Non c’è pace a Riace, decaduto il sindaco leghista. Per i giudici era ineleggibile e il Comune va commissariato. Nei mesi scorsi anche il suo predecessore Lucano era finito nei guai

Non c’è pace a Riace. A qualcuno sembrerà un gioco di parole ma è la triste realtà che vive, ormai da tempo, il comune calabrese dove prima è scoppiato il caso immigrazione che ha travolto l’ex sindaco Domenico Lucano e ora quello che ha portato la Corte d’Appello di Reggio Calabria a dichiarare decaduto il suo successore, il leghista Antonio Trifoli (nella foto). Oltre a decretare la fine del mandato del primo cittadino, confermando la sentenza con cui i giudici del Tribunale di Locri hanno dichiarato ineleggibile l’attuale primo cittadino, per il paesino jonico si prospettano tempi duri e già si parla di un possibile commissariamento. Improbabile, infatti, che la stessa Corte d’Appello di Reggio Calabria possa sospendere la sentenza appena emessa in caso di ricorso in Cassazione da parte di Trifoli.

A sollevare il caso è stata la prefettura secondo cui l’uomo risultava ineleggibile in quanto dipendente del Comune a tempo determinato nel momento in cui ha presentato la propria candidatura. Un’accusa confermata dal ministero dell’Interno, con una nota finita agli atti del fascicolo, secondo cui la condizione lavorativa di Trifoli, “caratterizzata dalla sussistenza, in capo al sindaco di Riace, di un rapporto di lavoro di carattere subordinato, a tempo parziale (26 ore settimanali) e determinato”.

Questo “rende applicabile, al caso di specie, la disciplina di cui al combinato disposto del comma 1, n. 7 e comma 8 dell’articolo 60 del decreto legislativo 267/2000” e quindi Trifoli non poteva candidarsi se non dimettendosi da dipendente comunale perché la tipologia del rapporto di lavoro con il Comune lo obbligava a non poter chiedere l’aspettativa per motivi elettorali.
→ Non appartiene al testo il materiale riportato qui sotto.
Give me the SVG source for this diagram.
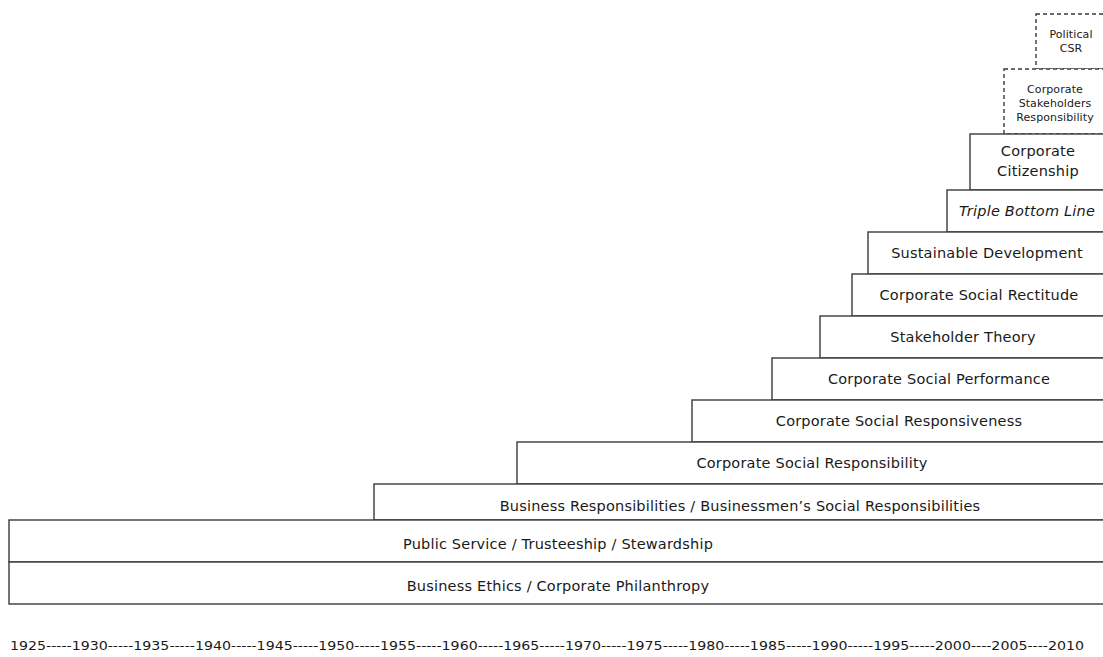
<svg xmlns="http://www.w3.org/2000/svg" width="1103" height="657" viewBox="0 0 1103 657">
<style>
.b{fill:#fff;stroke:#3a3a3a;stroke-width:1.4}
.d{fill:#fff;stroke:#3a3a3a;stroke-width:1.4;stroke-dasharray:4 3}
text{font-family:"DejaVu Sans",Verdana,sans-serif;font-size:14.5px;letter-spacing:0.2px;fill:#1a1a1a;text-anchor:middle}
.s{font-size:11px;letter-spacing:0.1px}
.y{font-size:12px;letter-spacing:0;text-anchor:start}
</style>
<rect width="1103" height="657" fill="#fff"/>
<g id="n13"><rect class="d" x="1036" y="14" width="72" height="55"/><text class="s" x="1071" y="38">Political</text><text class="s" x="1071" y="52">CSR</text></g>
<g id="n12"><rect class="d" x="1004" y="69" width="104" height="65"/><text class="s" x="1055" y="93">Corporate</text><text class="s" x="1055" y="107">Stakeholders</text><text class="s" x="1055" y="121">Responsibility</text></g>
<g id="n11"><rect class="b" x="970" y="134" width="138" height="56"/><text x="1038" y="156">Corporate</text><text x="1038" y="176">Citizenship</text></g>
<g id="n10"><rect class="b" x="947" y="190" width="161" height="42"/><text x="1027" y="216" font-style="italic">Triple Bottom Line</text></g>
<g id="n9"><rect class="b" x="868" y="232" width="240" height="42"/><text x="987" y="258">Sustainable Development</text></g>
<g id="n8"><rect class="b" x="852" y="274" width="256" height="42"/><text x="979" y="300">Corporate Social Rectitude</text></g>
<g id="n7"><rect class="b" x="820" y="316" width="288" height="42"/><text x="963" y="342">Stakeholder Theory</text></g>
<g id="n6"><rect class="b" x="772" y="358" width="336" height="42"/><text x="939" y="384">Corporate Social Performance</text></g>
<g id="n5"><rect class="b" x="692" y="400" width="416" height="42"/><text x="899" y="426">Corporate Social Responsiveness</text></g>
<g id="n4"><rect class="b" x="517" y="442" width="591" height="42"/><text x="812" y="468">Corporate Social Responsibility</text></g>
<g id="n3"><rect class="b" x="374" y="484" width="734" height="36"/><text x="740" y="511">Business Responsibilities / Businessmen’s Social Responsibilities</text></g>
<g id="n2"><rect class="b" x="9" y="520" width="1099" height="42"/><text x="558" y="549">Public Service / Trusteeship / Stewardship</text></g>
<g id="n1"><rect class="b" x="9" y="562" width="1099" height="42"/><text x="558" y="591">Business Ethics / Corporate Philanthropy</text></g>
<g id="connectors"></g>
<text class="y" x="10" y="650" textLength="1074" lengthAdjust="spacingAndGlyphs">1925-----1930-----1935-----1940-----1945-----1950-----1955-----1960-----1965-----1970-----1975-----1980-----1985-----1990-----1995-----2000----2005----2010</text>
</svg>
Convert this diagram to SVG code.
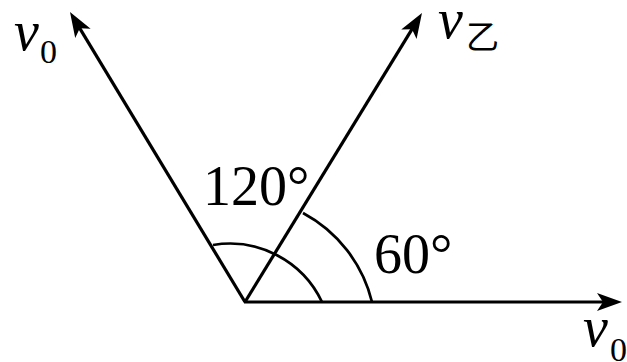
<svg xmlns="http://www.w3.org/2000/svg" width="627" height="362" viewBox="0 0 627 362">
<style>
.ln{stroke:#000;stroke-width:3.2;fill:none}
.arc{stroke:#000;stroke-width:2.7;fill:none}
.t{font-family:"Liberation Serif","Times New Roman",serif;fill:#000}
.v{font-style:italic;font-size:56px}
.sub{font-size:34px}
.num{font-size:56px}
.cjk{font-family:"Noto Sans CJK SC","Noto Sans CJK JP",sans-serif;font-size:33px;fill:#000}
</style>
<defs>
<marker id="ah" markerUnits="userSpaceOnUse" viewBox="-26 -10 28 20" refX="-12" refY="0" markerWidth="28" markerHeight="20" orient="auto">
<path d="M0,0 L-25,-9 L-19,0 L-25,9 Z" fill="#000"/>
</marker>
</defs>
<rect width="627" height="362" fill="#fff"/>
<g id="connectors">
<line class="ln" x1="244" y1="302" x2="610" y2="302" marker-end="url(#ah)"/>
<line class="ln" x1="245" y1="302" x2="76.2" y2="22.3" marker-end="url(#ah)"/>
<line class="ln" x1="245" y1="302" x2="415.7" y2="23.2" marker-end="url(#ah)"/>
<path class="arc" d="M322,302 A102,102 0 0 0 213,245"/>
<path class="arc" d="M372,302 A138,138 0 0 0 303,213"/>
</g>
<g id="label-v0-left"><text class="t v" x="14" y="50">v</text><text class="t sub" x="40" y="63">0</text></g>
<g id="label-v-yi"><text class="t v" x="438" y="38">v</text><text class="cjk" x="466" y="49">乙</text></g>
<g id="label-v0-right"><text class="t v" x="583" y="346">v</text><text class="t sub" x="610" y="361">0</text></g>
<g id="label-120"><text class="t num" x="203" y="205">120°</text></g>
<g id="label-60"><text class="t num" x="374" y="273">60°</text></g>
</svg>
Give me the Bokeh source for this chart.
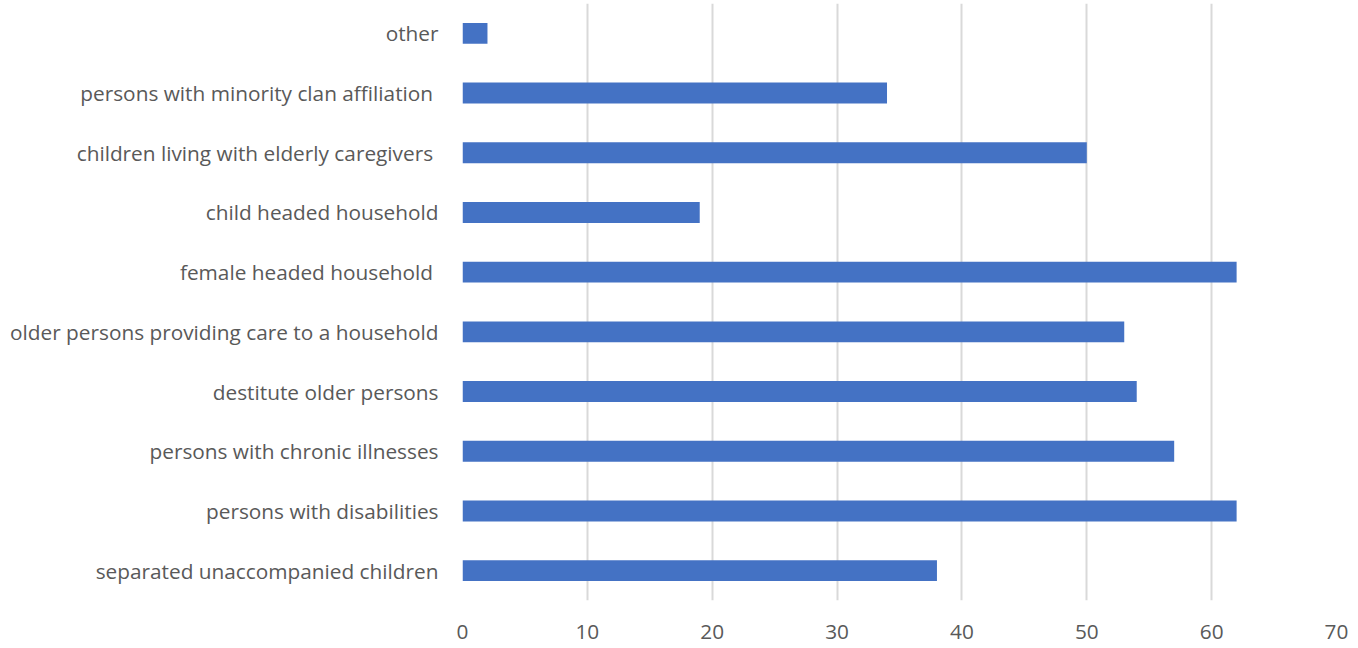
from bokeh.plotting import figure
from bokeh.models import FactorRange, Range1d, FixedTicker, ColumnDataSource
from bokeh.embed import file_html
from bokeh.resources import INLINE

categories = [
    "separated unaccompanied children",
    "persons with disabilities",
    "persons with chronic illnesses",
    "destitute older persons",
    "older persons providing care to a household",
    "female  headed household",
    "child headed household",
    "children living with elderly caregivers ",
    "persons with minority clan affiliation ",
    "other",
]
values = [38, 62, 57, 54, 53, 62, 19, 50, 34, 2]
x_ticks = [0, 10, 20, 30, 40, 50, 60, 70]

FONT = "Open Sans"
TEXT = "#595959"

src = ColumnDataSource(data=dict(cat=categories, val=values))

p = figure(
    width=1350, height=648,
    y_range=FactorRange(factors=categories, range_padding=0),
    x_range=Range1d(0, 70),
    output_backend="svg", toolbar_location=None,
    min_border_left=462, min_border_right=14, min_border_top=3, min_border_bottom=48,
)
p.hbar(y="cat", right="val", left=0, height=0.35, source=src,
       fill_color="#4472C4", line_color=None)

p.outline_line_color = None
p.ygrid.grid_line_color = None
p.xgrid.grid_line_color = "#d9d9d9"
p.xgrid.grid_line_width = 2
p.xaxis.ticker = FixedTicker(ticks=x_ticks)

for ax in (p.xaxis[0], p.yaxis[0]):
    ax.axis_line_color = None
    ax.major_tick_line_color = None
    ax.minor_tick_line_color = None
    ax.major_label_text_font = FONT
    ax.major_label_text_color = TEXT
    ax.major_label_text_font_size = "20.8px"

p.xaxis.major_label_standoff = 18
p.yaxis.major_label_standoff = 18

open("out.html", "w").write(file_html(p, INLINE))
Che la sua condizione di dipendente fosse un problema, Trifoli lo sapeva da tempo e infatti, a dispetto del corposo ricorso presentato, il sindaco leghista in estate, da lavoratore, aveva chiesto al responsabile amministrativo del Comune che da sindaco amministra, il suo trasferimento a Marina di Gioiosa Ionica, un Comune limitrofo. Istanza evasa in tempi record ma che, poco dopo, è stata stoppata dai consiglieri dell’opposizione.

Quel che è certo è che Trifoli si era imposto come colui che avrebbe cancellato quanto fatto dalla precedente amministrazione Lucano. Uno smantellamento, anche simbolico, iniziato dai cartelli che identificavano il borgo come “paese dell’accoglienza” e proseguito nel corso dei mesi, fino al recente tentativo di cancellare i murales che artisti di ogni angolo del globo hanno regalato a Riace, per celebrare l’esperienza di accoglienza e integrazione divenuta famosa nel mondo. Un modello deciso dall’ex sindaco Mimmo Lucano che, però, ha sollevato un vespaio di polemiche a cui ha fatto seguito anche un’indagine della magistratura che lo ha mandato alla sbarra, insieme ad altre 25 persone, con la pesante accusa di favoreggiamento dell’immigrazione clandestina e anche di truffa in relazione ai progetti di accoglienza.